## WHAT THIS TASK INVOLVES
Reproduce the lines of the material exactly, excluding every image.

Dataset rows
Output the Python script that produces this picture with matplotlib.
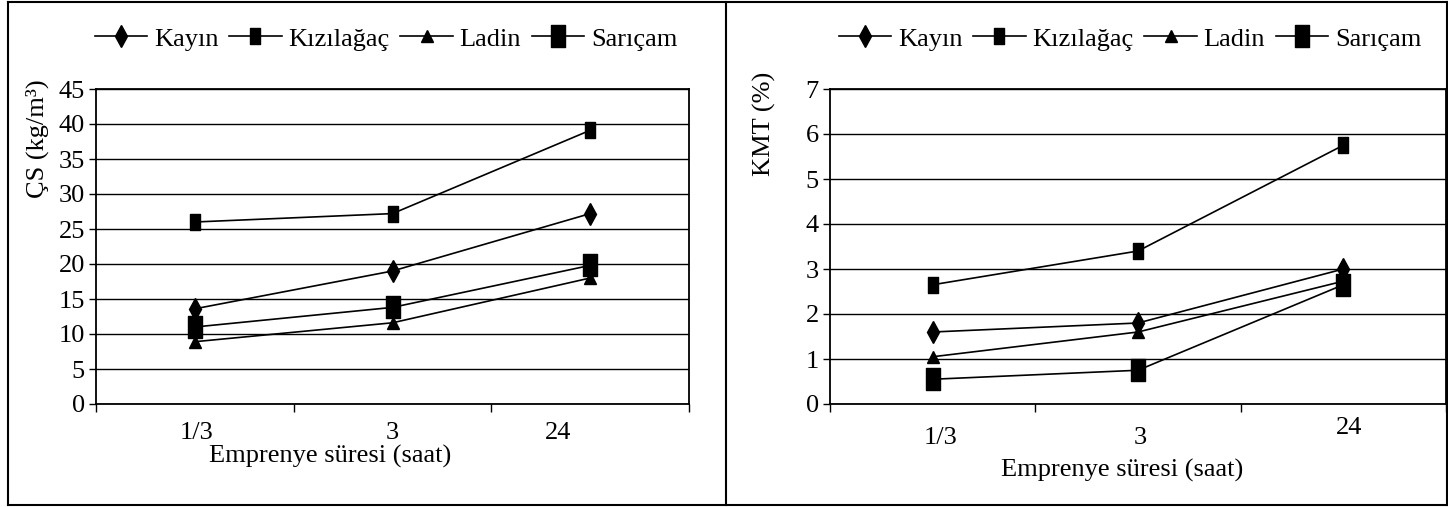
import matplotlib.pyplot as plt
from matplotlib.lines import Line2D
from matplotlib.path import Path

plt.rcParams['font.family'] = ['Liberation Serif', 'DejaVu Serif']
plt.rcParams['font.size'] = 19

# Data
sureler = ['1/3', '3', '24']
seriler = ['Kayın', 'Kızılağaç', 'Ladin', 'Sarıçam']

cs_kayin = [13.6, 19.0, 27.2]
cs_kizilagac = [26.0, 27.2, 39.1]
cs_ladin = [8.9, 11.6, 18.0]
cs_saricam = [11.0, 13.8, 19.8]

kmt_kayin = [1.6, 1.8, 3.0]
kmt_kizilagac = [2.65, 3.4, 5.75]
kmt_ladin = [1.05, 1.6, 2.73]
kmt_saricam = [0.55, 0.75, 2.65]

cs_yticks = [0, 5, 10, 15, 20, 25, 30, 35, 40, 45]
kmt_yticks = [0, 1, 2, 3, 4, 5, 6, 7]

# tall rectangle markers (as in the scanned Excel chart)
rect = Path([(-0.32, -0.5), (0.32, -0.5), (0.32, 0.5), (-0.32, 0.5), (-0.32, -0.5)],
            [Path.MOVETO, Path.LINETO, Path.LINETO, Path.LINETO, Path.CLOSEPOLY])
stil = [dict(marker='d', ms=11),
        dict(marker=rect, ms=11),
        dict(marker='^', ms=8),
        dict(marker=rect, ms=16)]

W, H = 1448, 507
fig = plt.figure(figsize=(W/100, H/100), dpi=100)

ax1 = fig.add_axes([96/W, 1-404/H, 593/W, 315/H])
ax2 = fig.add_axes([830/W, 1-404/H, 616/W, 315/H])

x = [0.5, 1.5, 2.5]


def panel(ax, data, yticks, lab_x, lab_dy, xlab_pos):
    for vals, st, name in zip(data, stil, seriler):
        ax.plot(x, vals, color='k', lw=1.2, mfc='k', mec='k', label=name, **st)
    ax.set_xlim(0, 3)
    ax.set_ylim(yticks[0], yticks[-1])
    ax.set_yticks(yticks)
    ax.set_xticks([0, 1, 2, 3])
    ax.set_xticklabels([])
    ax.yaxis.grid(True, color='k', lw=1.0)
    ax.set_axisbelow(True)
    ax.tick_params(axis='y', direction='out', length=5, width=1, pad=3)
    ax.tick_params(axis='x', direction='out', length=6, width=1)
    for sp in ax.spines.values():
        sp.set_linewidth(1.3)
    for xi, dy, lab in zip(lab_x, lab_dy, sureler):
        ax.annotate(lab, xy=(xi, 0), xycoords=('data', 'axes fraction'),
                    xytext=(0, dy), textcoords='offset points',
                    ha='center', va='center')
    ax.set_xlabel('Emprenye süresi (saat)', va='center')
    ax.xaxis.set_label_coords(*xlab_pos)


panel(ax1, [cs_kayin, cs_kizilagac, cs_ladin, cs_saricam], cs_yticks,
      [0.51, 1.5, 2.34], [-21, -21, -21], (0.395, -0.165))
panel(ax2, [kmt_kayin, kmt_kizilagac, kmt_ladin, kmt_saricam], kmt_yticks,
      [0.54, 1.51, 2.53], [-24.5, -24.5, -17.5], (0.474, -0.21))

fig.text(37/W, 1-139/H, 'ÇS (kg/m³)', rotation=90, ha='center', va='center')
fig.text(764/W, 1-124/H, 'KMT (%)', rotation=90, ha='center', va='center')

for ax, cx in [(ax1, 386), (ax2, 1130)]:
    ax.legend(loc='center', bbox_to_anchor=(cx/W, 1-39/H), bbox_transform=fig.transFigure,
              ncol=4, frameon=False, handlelength=2.0, handletextpad=0.25,
              columnspacing=0.4, borderpad=0, numpoints=1)

# panel frames
for xs, ys in [([8, 1447], [2, 2]), ([8, 1447], [505, 505]),
               ([8, 8], [2, 505]), ([726, 726], [2, 505]), ([1447, 1447], [2, 505])]:
    fig.add_artist(Line2D([v/W for v in xs], [1-v/H for v in ys], color='k', lw=1.5,
                          transform=fig.transFigure))

fig.savefig('out.png', dpi=100)
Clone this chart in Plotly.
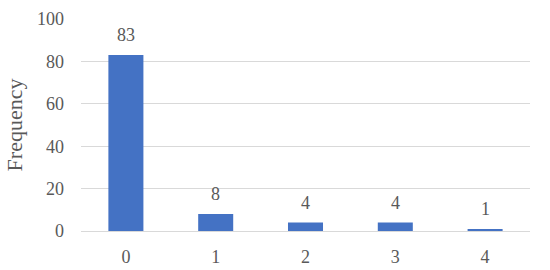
import plotly.graph_objects as go

categories = ["0", "1", "2", "3", "4"]
frequency = [83, 8, 4, 4, 1]
y_ticks = [0, 20, 40, 60, 80, 100]

_FONT = dict(family="Liberation Serif, DejaVu Serif, serif", size=18, color="#595959")

fig = go.Figure()
fig.add_trace(
    go.Bar(
        x=categories,
        y=frequency,
        marker_color="#4472C4",
        marker_line_width=0,
    )
)
for cat, val in zip(categories, frequency):
    fig.add_annotation(
        x=cat,
        y=val,
        text=str(val),
        showarrow=False,
        yanchor="bottom",
        yshift=8,
        font=_FONT,
    )

fig.update_layout(
    width=550,
    height=270,
    margin=dict(l=81, r=20, t=19, b=39),
    plot_bgcolor="white",
    paper_bgcolor="white",
    font=_FONT,
    bargap=0.61,
    showlegend=False,
)
fig.update_xaxes(
    automargin=False,
    showgrid=False,
    showline=True,
    linecolor="#d9d9d9",
    linewidth=1,
    ticks="",
    ticklabelstandoff=9,
)
fig.update_yaxes(
    automargin=False,
    range=[0, 100],
    tickvals=y_ticks,
    showgrid=True,
    gridcolor="#d9d9d9",
    zeroline=False,
    ticks="",
    ticklabelstandoff=16,
    title=dict(text="Frequency", standoff=8),
)
# drop the browser's default 8px body margin so the figure sits at 0,0
fig.write_html(
    "out.html",
    config={"displayModeBar": False},
    post_script="document.body.style.margin='0';",
)
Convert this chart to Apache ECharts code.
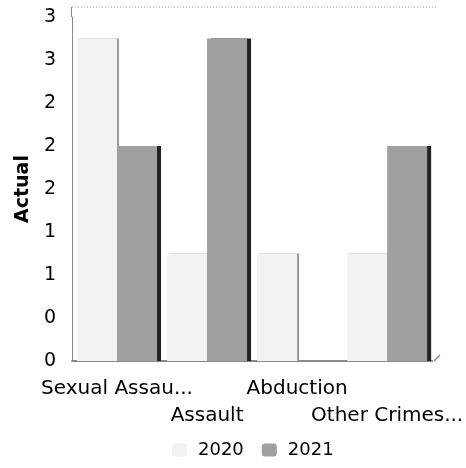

## RESULT
Output the Python script that produces this picture with matplotlib.
import matplotlib.pyplot as plt
from matplotlib.lines import Line2D
from matplotlib.path import Path

plt.rcParams['font.family'] = ['Liberation Serif', 'DejaVu Serif']
plt.rcParams['font.size'] = 19

# Data
sureler = ['1/3', '3', '24']
seriler = ['Kayın', 'Kızılağaç', 'Ladin', 'Sarıçam']

cs_kayin = [13.6, 19.0, 27.2]
cs_kizilagac = [26.0, 27.2, 39.1]
cs_ladin = [8.9, 11.6, 18.0]
cs_saricam = [11.0, 13.8, 19.8]

kmt_kayin = [1.6, 1.8, 3.0]
kmt_kizilagac = [2.65, 3.4, 5.75]
kmt_ladin = [1.05, 1.6, 2.73]
kmt_saricam = [0.55, 0.75, 2.65]

cs_yticks = [0, 5, 10, 15, 20, 25, 30, 35, 40, 45]
kmt_yticks = [0, 1, 2, 3, 4, 5, 6, 7]

# tall rectangle markers (as in the scanned Excel chart)
rect = Path([(-0.32, -0.5), (0.32, -0.5), (0.32, 0.5), (-0.32, 0.5), (-0.32, -0.5)],
            [Path.MOVETO, Path.LINETO, Path.LINETO, Path.LINETO, Path.CLOSEPOLY])
stil = [dict(marker='d', ms=11),
        dict(marker=rect, ms=11),
        dict(marker='^', ms=8),
        dict(marker=rect, ms=16)]

W, H = 1448, 507
fig = plt.figure(figsize=(W/100, H/100), dpi=100)

ax1 = fig.add_axes([96/W, 1-404/H, 593/W, 315/H])
ax2 = fig.add_axes([830/W, 1-404/H, 616/W, 315/H])

x = [0.5, 1.5, 2.5]


def panel(ax, data, yticks, lab_x, lab_dy, xlab_pos):
    for vals, st, name in zip(data, stil, seriler):
        ax.plot(x, vals, color='k', lw=1.2, mfc='k', mec='k', label=name, **st)
    ax.set_xlim(0, 3)
    ax.set_ylim(yticks[0], yticks[-1])
    ax.set_yticks(yticks)
    ax.set_xticks([0, 1, 2, 3])
    ax.set_xticklabels([])
    ax.yaxis.grid(True, color='k', lw=1.0)
    ax.set_axisbelow(True)
    ax.tick_params(axis='y', direction='out', length=5, width=1, pad=3)
    ax.tick_params(axis='x', direction='out', length=6, width=1)
    for sp in ax.spines.values():
        sp.set_linewidth(1.3)
    for xi, dy, lab in zip(lab_x, lab_dy, sureler):
        ax.annotate(lab, xy=(xi, 0), xycoords=('data', 'axes fraction'),
                    xytext=(0, dy), textcoords='offset points',
                    ha='center', va='center')
    ax.set_xlabel('Emprenye süresi (saat)', va='center')
    ax.xaxis.set_label_coords(*xlab_pos)


panel(ax1, [cs_kayin, cs_kizilagac, cs_ladin, cs_saricam], cs_yticks,
      [0.51, 1.5, 2.34], [-21, -21, -21], (0.395, -0.165))
panel(ax2, [kmt_kayin, kmt_kizilagac, kmt_ladin, kmt_saricam], kmt_yticks,
      [0.54, 1.51, 2.53], [-24.5, -24.5, -17.5], (0.474, -0.21))

fig.text(37/W, 1-139/H, 'ÇS (kg/m³)', rotation=90, ha='center', va='center')
fig.text(764/W, 1-124/H, 'KMT (%)', rotation=90, ha='center', va='center')

for ax, cx in [(ax1, 386), (ax2, 1130)]:
    ax.legend(loc='center', bbox_to_anchor=(cx/W, 1-39/H), bbox_transform=fig.transFigure,
              ncol=4, frameon=False, handlelength=2.0, handletextpad=0.25,
              columnspacing=0.4, borderpad=0, numpoints=1)

# panel frames
for xs, ys in [([8, 1447], [2, 2]), ([8, 1447], [505, 505]),
               ([8, 8], [2, 505]), ([726, 726], [2, 505]), ([1447, 1447], [2, 505])]:
    fig.add_artist(Line2D([v/W for v in xs], [1-v/H for v in ys], color='k', lw=1.5,
                          transform=fig.transFigure))

fig.savefig('out.png', dpi=100)
Clone this chart in Plotly.
import plotly.graph_objects as go

categories = ["0", "1", "2", "3", "4"]
frequency = [83, 8, 4, 4, 1]
y_ticks = [0, 20, 40, 60, 80, 100]

_FONT = dict(family="Liberation Serif, DejaVu Serif, serif", size=18, color="#595959")

fig = go.Figure()
fig.add_trace(
    go.Bar(
        x=categories,
        y=frequency,
        marker_color="#4472C4",
        marker_line_width=0,
    )
)
for cat, val in zip(categories, frequency):
    fig.add_annotation(
        x=cat,
        y=val,
        text=str(val),
        showarrow=False,
        yanchor="bottom",
        yshift=8,
        font=_FONT,
    )

fig.update_layout(
    width=550,
    height=270,
    margin=dict(l=81, r=20, t=19, b=39),
    plot_bgcolor="white",
    paper_bgcolor="white",
    font=_FONT,
    bargap=0.61,
    showlegend=False,
)
fig.update_xaxes(
    automargin=False,
    showgrid=False,
    showline=True,
    linecolor="#d9d9d9",
    linewidth=1,
    ticks="",
    ticklabelstandoff=9,
)
fig.update_yaxes(
    automargin=False,
    range=[0, 100],
    tickvals=y_ticks,
    showgrid=True,
    gridcolor="#d9d9d9",
    zeroline=False,
    ticks="",
    ticklabelstandoff=16,
    title=dict(text="Frequency", standoff=8),
)
# drop the browser's default 8px body margin so the figure sits at 0,0
fig.write_html(
    "out.html",
    config={"displayModeBar": False},
    post_script="document.body.style.margin='0';",
)
Convert this chart to Apache ECharts code.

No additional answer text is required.